DevOps is usually enough if the company is:

  • early-stage startup

  • small product team

  • low traffic

  • downtime is not critical

  • no SLA contracts

  • few services

  • monolith architecture

  • releases are not very frequent

  • no 24/7 on-call

  • infrastructure is simple

  • main goal = ship features faster

In this situation, hiring SRE is often too early and too expensive.

The company will get more value from:

  • CI/CD

  • Infrastructure as Code

  • Kubernetes / cloud automation

  • Monitoring and logging

  • Deployment automation

  • Platform engineering

This is classic DevOps work.


When SRE Becomes Necessary

Companies usually need SRE when reliability becomes a business problem, not just a technical problem.

Typical signals:

Business signals

  • Downtime costs money

  • SLA contracts with customers

  • 24/7 service

  • Regulated industry (finance, healthcare)

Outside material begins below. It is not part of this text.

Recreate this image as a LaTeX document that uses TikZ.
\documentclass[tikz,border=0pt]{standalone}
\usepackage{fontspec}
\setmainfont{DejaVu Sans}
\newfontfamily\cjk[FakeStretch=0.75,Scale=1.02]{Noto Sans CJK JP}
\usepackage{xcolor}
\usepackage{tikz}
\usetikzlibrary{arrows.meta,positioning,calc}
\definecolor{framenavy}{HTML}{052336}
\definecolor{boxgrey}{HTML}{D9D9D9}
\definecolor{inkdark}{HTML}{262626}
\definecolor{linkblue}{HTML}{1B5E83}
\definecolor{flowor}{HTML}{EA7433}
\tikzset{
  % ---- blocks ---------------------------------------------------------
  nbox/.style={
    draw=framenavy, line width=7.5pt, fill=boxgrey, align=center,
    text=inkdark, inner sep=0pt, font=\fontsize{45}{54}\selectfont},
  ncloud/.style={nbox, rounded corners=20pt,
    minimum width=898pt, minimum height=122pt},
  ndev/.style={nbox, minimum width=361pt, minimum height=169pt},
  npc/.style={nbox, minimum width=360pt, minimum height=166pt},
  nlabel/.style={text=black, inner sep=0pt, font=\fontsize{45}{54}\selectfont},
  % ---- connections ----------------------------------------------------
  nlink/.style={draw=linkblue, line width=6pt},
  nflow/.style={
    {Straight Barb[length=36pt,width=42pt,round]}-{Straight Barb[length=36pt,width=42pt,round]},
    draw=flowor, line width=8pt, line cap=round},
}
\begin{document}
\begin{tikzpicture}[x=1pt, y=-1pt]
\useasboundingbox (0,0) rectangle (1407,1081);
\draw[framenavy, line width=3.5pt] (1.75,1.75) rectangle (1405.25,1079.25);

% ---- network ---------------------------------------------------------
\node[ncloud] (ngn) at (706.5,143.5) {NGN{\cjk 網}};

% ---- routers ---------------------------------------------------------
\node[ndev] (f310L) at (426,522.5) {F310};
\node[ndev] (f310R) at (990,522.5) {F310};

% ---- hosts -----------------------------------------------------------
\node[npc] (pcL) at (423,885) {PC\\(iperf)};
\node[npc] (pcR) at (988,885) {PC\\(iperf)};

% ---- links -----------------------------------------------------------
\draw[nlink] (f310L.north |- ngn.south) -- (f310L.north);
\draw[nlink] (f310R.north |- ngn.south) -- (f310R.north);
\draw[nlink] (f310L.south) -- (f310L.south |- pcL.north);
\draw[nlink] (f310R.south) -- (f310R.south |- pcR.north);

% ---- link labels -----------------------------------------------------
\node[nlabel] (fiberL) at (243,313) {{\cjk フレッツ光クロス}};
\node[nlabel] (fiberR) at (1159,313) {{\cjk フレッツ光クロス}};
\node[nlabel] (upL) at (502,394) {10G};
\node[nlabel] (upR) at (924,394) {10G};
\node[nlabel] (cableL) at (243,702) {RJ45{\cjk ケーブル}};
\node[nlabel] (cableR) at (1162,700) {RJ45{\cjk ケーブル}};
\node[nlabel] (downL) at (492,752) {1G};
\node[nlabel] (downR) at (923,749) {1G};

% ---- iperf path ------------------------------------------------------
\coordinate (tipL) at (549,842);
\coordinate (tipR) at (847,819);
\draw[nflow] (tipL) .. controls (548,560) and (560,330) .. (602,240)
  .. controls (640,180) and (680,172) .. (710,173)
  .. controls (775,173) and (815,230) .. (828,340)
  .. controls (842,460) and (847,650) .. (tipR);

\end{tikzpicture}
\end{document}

  • Customers complain about reliability

  • Performance affects revenue

  • Incidents affect company reputation

  • Need predictable uptime

  • Need risk management

Technical signals

  • Many microservices

  • Kubernetes at scale

  • Many deployments per day

  • Many teams

  • Complex infrastructure

  • Frequent incidents

  • Long incident resolution time

  • No incident process

  • No postmortems

  • No SLO / SLA

  • Monitoring is chaotic

  • Too much manual operations

  • On-call burnout

If you see many of these signals — SRE is probably needed.


Decision Matrix — DevOps or SRE

Situation Hire DevOps Hire SRE
Startup Yes No
Small SaaS Yes Maybe
Growing SaaS Yes Yes
Enterprise Yes Yes
High uptime requirements Maybe Yes
Many microservices Maybe Yes
Many incidents No Yes
Need SLA No Yes
Regulated industry Maybe Yes
Platform engineering Yes Maybe
Kubernetes at scale Yes Yes
Main problem = slow releases Yes No
Main problem = outages No Yes

Simple Rule for Managers

A very simple rule we often use:

If your main problem is speed → DevOps
If your main problem is stability → SRE

Another rule:

If downtime costs more than an SRE salary → hire SRE.

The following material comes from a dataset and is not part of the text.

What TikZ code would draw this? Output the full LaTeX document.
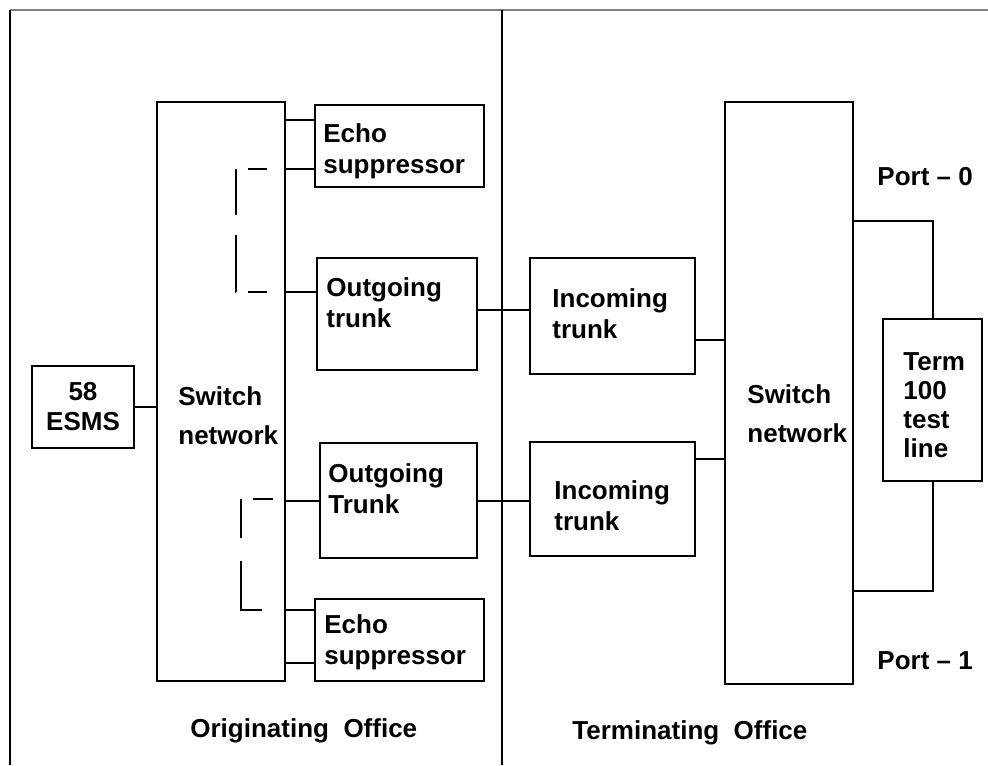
\documentclass[tikz,border=0pt]{standalone}
\usepackage{fontspec}
\setmainfont{Liberation Sans}
\usetikzlibrary{positioning,calc}

\begin{document}
\begin{tikzpicture}[
    x=0.5pt, y=-0.5pt,
    box/.style={rectangle, draw, line width=1pt, inner sep=0pt},
    txt/.style={font=\bfseries\fontsize{13}{15.5}\selectfont, align=left, inner sep=0pt, anchor=north west},
    wire/.style={draw, line width=1pt},
    dashline/.style={draw, line width=1pt}
]
\useasboundingbox (0,0) rectangle (988,765);

% Frame and office divider
\draw[gray, line width=0.75pt] (10,10) -- (988,10);
\draw[line width=0.8pt] (10,10) -- (10,765);
\draw[line width=1pt] (502,10) -- (502,765);

% Originating office
\node[box, minimum width=51pt, minimum height=41pt, align=center,
      font=\bfseries\fontsize{13}{15}\selectfont] (esms) at (83,407) {58\\ESMS};
\node[box, minimum width=64pt, minimum height=289.5pt] (swA) at (221,391.5) {};
\node[txt, font=\bfseries\fontsize{13}{19.5}\selectfont] (swA-l) at (178,386) {Switch\\network};
\node[box, minimum width=84.5pt, minimum height=41pt] (echoA) at (399.5,146) {};
\node[txt] (echoA-l) at (323,123) {Echo\\suppressor};
\node[box, minimum width=80pt, minimum height=56pt] (outA) at (397,314) {};
\node[txt] (outA-l) at (326,277) {Outgoing\\trunk};
\node[box, minimum width=78.5pt, minimum height=57.5pt] (outB) at (398.5,500.5) {};
\node[txt] (outB-l) at (328,463) {Outgoing\\Trunk};
\node[box, minimum width=84.5pt, minimum height=41pt] (echoB) at (399.5,640) {};
\node[txt] (echoB-l) at (324,614) {Echo\\suppressor};
\node[txt] (orig) at (190,718) {Originating~~Office};

% Terminating office
\node[box, minimum width=82.5pt, minimum height=58pt] (inA) at (612.5,316) {};
\node[txt] (inA-l) at (552,288) {Incoming\\trunk};
\node[box, minimum width=82.5pt, minimum height=57pt] (inB) at (612.5,499) {};
\node[txt] (inB-l) at (554,480) {Incoming\\trunk};
\node[box, minimum width=64pt, minimum height=291pt] (swB) at (789,393) {};
\node[txt, font=\bfseries\fontsize{13}{19.5}\selectfont] (swB-l) at (747,384) {Switch\\network};
\node[box, minimum width=49.5pt, minimum height=81pt] (term) at (932.5,400) {};
\node[txt, font=\bfseries\fontsize{13}{14.5}\selectfont] (term-l) at (903,352) {Term\\100\\test\\line};
\node[txt] (port0) at (877,167) {Port – 0};
\node[txt] (port1) at (877,651) {Port – 1};
\node[txt] (termo) at (572,720) {Terminating~~Office};

% Connections
\draw[wire] (esms.east) -- (esms.east -| swA.west);
\draw[wire] ([yshift=13pt]echoA.west) coordinate (e1) -- (e1 -| swA.east);
\draw[wire] ([yshift=-11.5pt]echoA.west) coordinate (e2) -- (e2 -| swA.east);
\draw[wire] ([yshift=11pt]outA.west) coordinate (o1) -- (o1 -| swA.east);
\draw[wire] (outB.west) -- (outB.west -| swA.east);
\draw[wire] ([yshift=15pt]echoB.west) coordinate (e3) -- (e3 -| swA.east);
\draw[wire] ([yshift=-11.5pt]echoB.west) coordinate (e4) -- (e4 -| swA.east);
\draw[wire] ([yshift=2pt]outA.east) coordinate (t1) -- (t1 -| inA.west);
\draw[wire] (outB.east) -- (outB.east -| inB.west);
\draw[wire] ([yshift=-12pt]inA.east) coordinate (i1) -- (i1 -| swB.west);
\draw[wire] ([yshift=20pt]inB.east) coordinate (i2) -- (i2 -| swB.west);

% Ports to test line
\draw[wire] ([yshift=86pt]swB.east) -| (term.north);
\draw[wire] (term.south) |- ([yshift=-99pt]swB.east);

% Echo suppressor bypass (dashed)
\draw[dashline, dash pattern=on 9.5pt off 6pt on 23pt off 10pt on 28.5pt off 6pt on 9.5pt]
    (267,169) -| (236,292) -- (267,292);
\draw[dashline, dash pattern=on 10pt off 6pt on 19.5pt off 11.5pt on 35pt]
    (273,499) -| (241,610) -- (262,610);

\end{tikzpicture}
\end{document}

This is often the real business calculation.


Cost vs Benefit of SRE

SRE is expensive because SRE are usually senior engineers.

But outages are also expensive.

Companies often underestimate the cost of downtime:

  • lost sales

  • lost customers

  • reputation damage

  • engineers stop development and fight incidents

  • stress and burnout

  • delays in roadmap

  • support costs

  • SLA penalties

In many companies:
one major outage can cost more than a year of SRE salary.

That is why large companies invest heavily in reliability engineering.


Why Not Hire SRE Too Early

Hiring SRE too early is a common mistake.

If a company does not have:

  • CI/CD

  • Infrastructure as Code

  • Monitoring

  • Logging

  • Ownership model

  • Deployment process

  • Documentation

  • Basic DevOps culture

Then SRE team will become:

A team that fixes production and does operations.

This is not SRE.
This is just operations team with a new title.

Real SRE requires:

  • engineering culture

  • automation

  • observability

  • metrics

  • postmortems

  • SLO

  • error budgets

This takes time to build.


Company Maturity Model

We can roughly describe company maturity like this:

Stage Company Focus
Stage 1 Startup Ship product
Stage 2 Growing CI/CD and automation
Stage 3 Scaling Platform engineering
Stage 4 Large scale SRE and reliability
Stage 5 Enterprise SRE + Platform + Governance

Or simpler:

Sysadmin → DevOps → Platform Engineering → SRE

Companies usually move in this direction over time.


Typical Company Evolution

This is a very common path:

  1. System administrators

  2. DevOps engineers

  3. Kubernetes / cloud

  4. CI/CD and automation

  5. Platform engineering

  6. Observability

  7. Incident management

  8. SLO and SLA

  9. Error budgets

  10. SRE team

SRE is usually not step 2.
SRE is usually step 7–10.


Final Decision Checklist

If most answers are YES — you probably need SRE.

Business

  • Do we have SLA?

  • Does downtime cost money?

  • Do customers depend on uptime?

  • Do incidents affect reputation?

  • Do we run 24/7?

Engineering

  • Do we have many services?

  • Many deployments?

  • Frequent incidents?

  • Long incident recovery?

  • On-call is painful?

  • No SLO?

  • No incident process?

  • Too much manual work?

  • Infrastructure is complex?

  • Many teams use the same platform?

If you answered YES to many of these questions —
it is time to think about SRE.


Summary

DevOps and SRE are not competitors.
They solve different problems.

DevOps helps companies deliver software faster.
SRE helps companies run software reliably at scale.

Most companies start with DevOps.
When systems grow and downtime becomes expensive, companies introduce SRE.

The key business question is not:

Do we want SRE?

The real question is:

Is reliability already a business problem?

If the answer is yes — then SRE is no longer optional.